§ What you have to do
Do not copy the pictures; transcribe all other material exactly.

§ Information supplied
== == ==

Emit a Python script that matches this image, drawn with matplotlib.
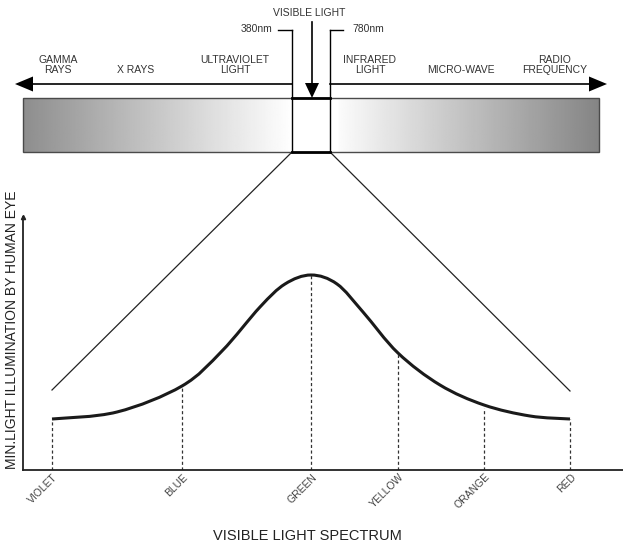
import numpy as np
import matplotlib
matplotlib.use("Agg")
import matplotlib.pyplot as plt
from matplotlib.patches import Polygon, Rectangle, PathPatch
from matplotlib.path import Path
from matplotlib.transforms import ScaledTranslation

plt.rcParams['font.family'] = ['Liberation Sans', 'DejaVu Sans']

# --- data -------------------------------------------------------------
band_names = ["GAMMA\nRAYS", "X RAYS", "ULTRAVIOLET\nLIGHT",
              "INFRARED\nLIGHT", "MICRO-WAVE", "RADIO\nFREQUENCY"]
visible_from = "380nm"
visible_to = "780nm"

colour_names = ["VIOLET", "BLUE", "GREEN", "YELLOW", "ORANGE", "RED"]
colour_pos = [29, 159, 288, 375, 461, 547]
colour_level = [51, 84, 195, 116, 62, 51]

# curve (spectrum position, min. illumination)
curve_pos = [29, 94, 159, 199, 237, 262, 288, 314, 340, 375, 417, 461, 507, 547]
curve_level = [51, 58, 84, 119, 163, 186, 195, 186, 158, 117, 85, 65, 54, 51]


def smooth_path(xs, ys):
    # Catmull-Rom through the read points, drawn as cubic Beziers
    p = np.column_stack([xs, ys]).astype(float)
    ext = np.vstack([p[0], p, p[-1]])
    verts = [p[0]]
    codes = [Path.MOVETO]
    for i in range(1, len(ext) - 2):
        c1 = ext[i] + (ext[i + 1] - ext[i - 1]) / 6
        c2 = ext[i + 1] - (ext[i + 2] - ext[i]) / 6
        verts += [c1, c2, ext[i + 1]]
        codes += [Path.CURVE4] * 3
    return Path(verts, codes)


# --- layout -----------------------------------------------------------
W, H = 623, 543
fig = plt.figure(figsize=(W / 100, H / 100), dpi=100)

# lower chart
ax = fig.add_axes([23 / W, (H - 470) / H, 600 / W, (470 - 217) / H])
ax.set_xlim(0, 600)
ax.set_ylim(0, 253)
for s in ['top', 'right']:
    ax.spines[s].set_visible(False)
for s in ['left', 'bottom']:
    ax.spines[s].set_linewidth(1.3)
    ax.spines[s].set_color('#222222')
ax.set_yticks([])
ax.add_patch(PathPatch(smooth_path(curve_pos, curve_level), fill=False,
                       ec='#1a1a1a', lw=2.2, capstyle='butt'))
ax.vlines(colour_pos, 0, colour_level, colors='#333333', linestyles=(0, (2.5, 2)),
          lw=0.9)
ax.plot([0], [253], marker='^', ms=3, color='#222222', clip_on=False)
ax.set_xticks(colour_pos, colour_names)
ax.tick_params(axis='x', length=0, pad=4, labelsize=7.5, labelcolor='#444444')
offset = ScaledTranslation(4 / 100, 0, fig.dpi_scale_trans)
for lab in ax.get_xticklabels():
    lab.set_rotation(45)
    lab.set_ha('right')
    lab.set_va('center')
    lab.set_rotation_mode('anchor')
    lab.set_transform(lab.get_transform() + offset)

# overlay in pixel units for the spectrum band
ov = fig.add_axes([0, 0, 1, 1], facecolor='none')
ov.set_xlim(0, W)
ov.set_ylim(H, 0)
ov.axis('off')

win_l, win_r = 292, 330
band_l, band_r, band_t, band_b = 22.7, 599, 98, 152

grad_l = np.linspace(0.52, 1.0, 256)[None, :] ** 0.9
grad_r = np.linspace(1.0, 0.52, 256)[None, :]
grad_r[0, :8] = 1.0
ov.imshow(grad_l, cmap='gray', vmin=0, vmax=1, aspect='auto',
          extent=[band_l, win_l, band_b, band_t], zorder=1)
ov.imshow(grad_r, cmap='gray', vmin=0, vmax=1, aspect='auto',
          extent=[win_r, band_r, band_b, band_t], zorder=1)
ov.add_patch(Rectangle((band_l, band_t), band_r - band_l, band_b - band_t,
                       fill=False, ec='#4a4a4a', lw=1.0, zorder=2))
ov.add_patch(Rectangle((win_l, band_t), win_r - win_l, band_b - band_t,
                       fc='white', ec='none', zorder=2))
ov.plot([win_l, win_r], [band_t, band_t], color='black', lw=2.0, zorder=3)
ov.plot([win_l, win_r], [band_b, band_b], color='black', lw=2.0, zorder=3)
ov.plot([win_l, win_l], [30, band_b], color='black', lw=1.0, zorder=3)
ov.plot([win_r, win_r], [30, band_b], color='black', lw=1.0, zorder=3)
ov.plot([278, win_l], [30, 30], color='black', lw=1.0)
ov.plot([win_r, 343], [30, 30], color='black', lw=1.0)

# horizontal double arrow
ov.plot([30, win_l], [84, 84], color='black', lw=1.2)
ov.plot([win_r, 592], [84, 84], color='black', lw=1.2)
ov.add_patch(Polygon([[15, 84], [33, 76.5], [33, 91.5]], closed=True,
                     fc='black', ec='none'))
ov.add_patch(Polygon([[607, 84], [589, 76.5], [589, 91.5]], closed=True,
                     fc='black', ec='none'))

# vertical arrow into the visible window
ov.plot([312, 312], [22, 85], color='black', lw=1.2)
ov.add_patch(Polygon([[312, 98], [305, 83], [319, 83]], closed=True,
                     fc='black', ec='none', zorder=4))

txt = dict(fontsize=7.5, color='#333333', ha='center', va='center',
           linespacing=1.0)
label_x = [58, 136, 235, 370, 461, 555]
for name, x in zip(band_names, label_x):
    y = 65 if '\n' in name else 70
    ov.text(x, y, name, **txt)
ov.text(309, 13, "VISIBLE LIGHT", **txt)
ov.text(272, 29, visible_from, fontsize=7.5, color='#333333', ha='right',
        va='center')
ov.text(352, 29, visible_to, fontsize=7.5, color='#333333', ha='left',
        va='center')

# lines from the window down to the chart
ov.plot([win_l, 52], [band_b, 390], color='#222222', lw=0.9)
ov.plot([win_r, 570], [band_b, 391], color='#222222', lw=0.9)

ov.text(12, 330, "MIN.LIGHT ILLUMINATION BY HUMAN EYE", rotation=90,
        fontsize=10, color='#222222', ha='center', va='center')
ov.text(307, 536, "VISIBLE LIGHT SPECTRUM", fontsize=10.5, color='#222222',
        ha='center', va='center')

fig.savefig('out.png', dpi=100)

== == ==

§ Reply
Emit a Python script that matches this image, drawn with matplotlib.
import numpy as np
import matplotlib
matplotlib.use("Agg")
import matplotlib.pyplot as plt
from matplotlib.patches import Polygon, Rectangle, PathPatch
from matplotlib.path import Path
from matplotlib.transforms import ScaledTranslation

plt.rcParams['font.family'] = ['Liberation Sans', 'DejaVu Sans']

# --- data -------------------------------------------------------------
band_names = ["GAMMA\nRAYS", "X RAYS", "ULTRAVIOLET\nLIGHT",
              "INFRARED\nLIGHT", "MICRO-WAVE", "RADIO\nFREQUENCY"]
visible_from = "380nm"
visible_to = "780nm"

colour_names = ["VIOLET", "BLUE", "GREEN", "YELLOW", "ORANGE", "RED"]
colour_pos = [29, 159, 288, 375, 461, 547]
colour_level = [51, 84, 195, 116, 62, 51]

# curve (spectrum position, min. illumination)
curve_pos = [29, 94, 159, 199, 237, 262, 288, 314, 340, 375, 417, 461, 507, 547]
curve_level = [51, 58, 84, 119, 163, 186, 195, 186, 158, 117, 85, 65, 54, 51]


def smooth_path(xs, ys):
    # Catmull-Rom through the read points, drawn as cubic Beziers
    p = np.column_stack([xs, ys]).astype(float)
    ext = np.vstack([p[0], p, p[-1]])
    verts = [p[0]]
    codes = [Path.MOVETO]
    for i in range(1, len(ext) - 2):
        c1 = ext[i] + (ext[i + 1] - ext[i - 1]) / 6
        c2 = ext[i + 1] - (ext[i + 2] - ext[i]) / 6
        verts += [c1, c2, ext[i + 1]]
        codes += [Path.CURVE4] * 3
    return Path(verts, codes)


# --- layout -----------------------------------------------------------
W, H = 623, 543
fig = plt.figure(figsize=(W / 100, H / 100), dpi=100)

# lower chart
ax = fig.add_axes([23 / W, (H - 470) / H, 600 / W, (470 - 217) / H])
ax.set_xlim(0, 600)
ax.set_ylim(0, 253)
for s in ['top', 'right']:
    ax.spines[s].set_visible(False)
for s in ['left', 'bottom']:
    ax.spines[s].set_linewidth(1.3)
    ax.spines[s].set_color('#222222')
ax.set_yticks([])
ax.add_patch(PathPatch(smooth_path(curve_pos, curve_level), fill=False,
                       ec='#1a1a1a', lw=2.2, capstyle='butt'))
ax.vlines(colour_pos, 0, colour_level, colors='#333333', linestyles=(0, (2.5, 2)),
          lw=0.9)
ax.plot([0], [253], marker='^', ms=3, color='#222222', clip_on=False)
ax.set_xticks(colour_pos, colour_names)
ax.tick_params(axis='x', length=0, pad=4, labelsize=7.5, labelcolor='#444444')
offset = ScaledTranslation(4 / 100, 0, fig.dpi_scale_trans)
for lab in ax.get_xticklabels():
    lab.set_rotation(45)
    lab.set_ha('right')
    lab.set_va('center')
    lab.set_rotation_mode('anchor')
    lab.set_transform(lab.get_transform() + offset)

# overlay in pixel units for the spectrum band
ov = fig.add_axes([0, 0, 1, 1], facecolor='none')
ov.set_xlim(0, W)
ov.set_ylim(H, 0)
ov.axis('off')

win_l, win_r = 292, 330
band_l, band_r, band_t, band_b = 22.7, 599, 98, 152

grad_l = np.linspace(0.52, 1.0, 256)[None, :] ** 0.9
grad_r = np.linspace(1.0, 0.52, 256)[None, :]
grad_r[0, :8] = 1.0
ov.imshow(grad_l, cmap='gray', vmin=0, vmax=1, aspect='auto',
          extent=[band_l, win_l, band_b, band_t], zorder=1)
ov.imshow(grad_r, cmap='gray', vmin=0, vmax=1, aspect='auto',
          extent=[win_r, band_r, band_b, band_t], zorder=1)
ov.add_patch(Rectangle((band_l, band_t), band_r - band_l, band_b - band_t,
                       fill=False, ec='#4a4a4a', lw=1.0, zorder=2))
ov.add_patch(Rectangle((win_l, band_t), win_r - win_l, band_b - band_t,
                       fc='white', ec='none', zorder=2))
ov.plot([win_l, win_r], [band_t, band_t], color='black', lw=2.0, zorder=3)
ov.plot([win_l, win_r], [band_b, band_b], color='black', lw=2.0, zorder=3)
ov.plot([win_l, win_l], [30, band_b], color='black', lw=1.0, zorder=3)
ov.plot([win_r, win_r], [30, band_b], color='black', lw=1.0, zorder=3)
ov.plot([278, win_l], [30, 30], color='black', lw=1.0)
ov.plot([win_r, 343], [30, 30], color='black', lw=1.0)

# horizontal double arrow
ov.plot([30, win_l], [84, 84], color='black', lw=1.2)
ov.plot([win_r, 592], [84, 84], color='black', lw=1.2)
ov.add_patch(Polygon([[15, 84], [33, 76.5], [33, 91.5]], closed=True,
                     fc='black', ec='none'))
ov.add_patch(Polygon([[607, 84], [589, 76.5], [589, 91.5]], closed=True,
                     fc='black', ec='none'))

# vertical arrow into the visible window
ov.plot([312, 312], [22, 85], color='black', lw=1.2)
ov.add_patch(Polygon([[312, 98], [305, 83], [319, 83]], closed=True,
                     fc='black', ec='none', zorder=4))

txt = dict(fontsize=7.5, color='#333333', ha='center', va='center',
           linespacing=1.0)
label_x = [58, 136, 235, 370, 461, 555]
for name, x in zip(band_names, label_x):
    y = 65 if '\n' in name else 70
    ov.text(x, y, name, **txt)
ov.text(309, 13, "VISIBLE LIGHT", **txt)
ov.text(272, 29, visible_from, fontsize=7.5, color='#333333', ha='right',
        va='center')
ov.text(352, 29, visible_to, fontsize=7.5, color='#333333', ha='left',
        va='center')

# lines from the window down to the chart
ov.plot([win_l, 52], [band_b, 390], color='#222222', lw=0.9)
ov.plot([win_r, 570], [band_b, 391], color='#222222', lw=0.9)

ov.text(12, 330, "MIN.LIGHT ILLUMINATION BY HUMAN EYE", rotation=90,
        fontsize=10, color='#222222', ha='center', va='center')
ov.text(307, 536, "VISIBLE LIGHT SPECTRUM", fontsize=10.5, color='#222222',
        ha='center', va='center')

fig.savefig('out.png', dpi=100)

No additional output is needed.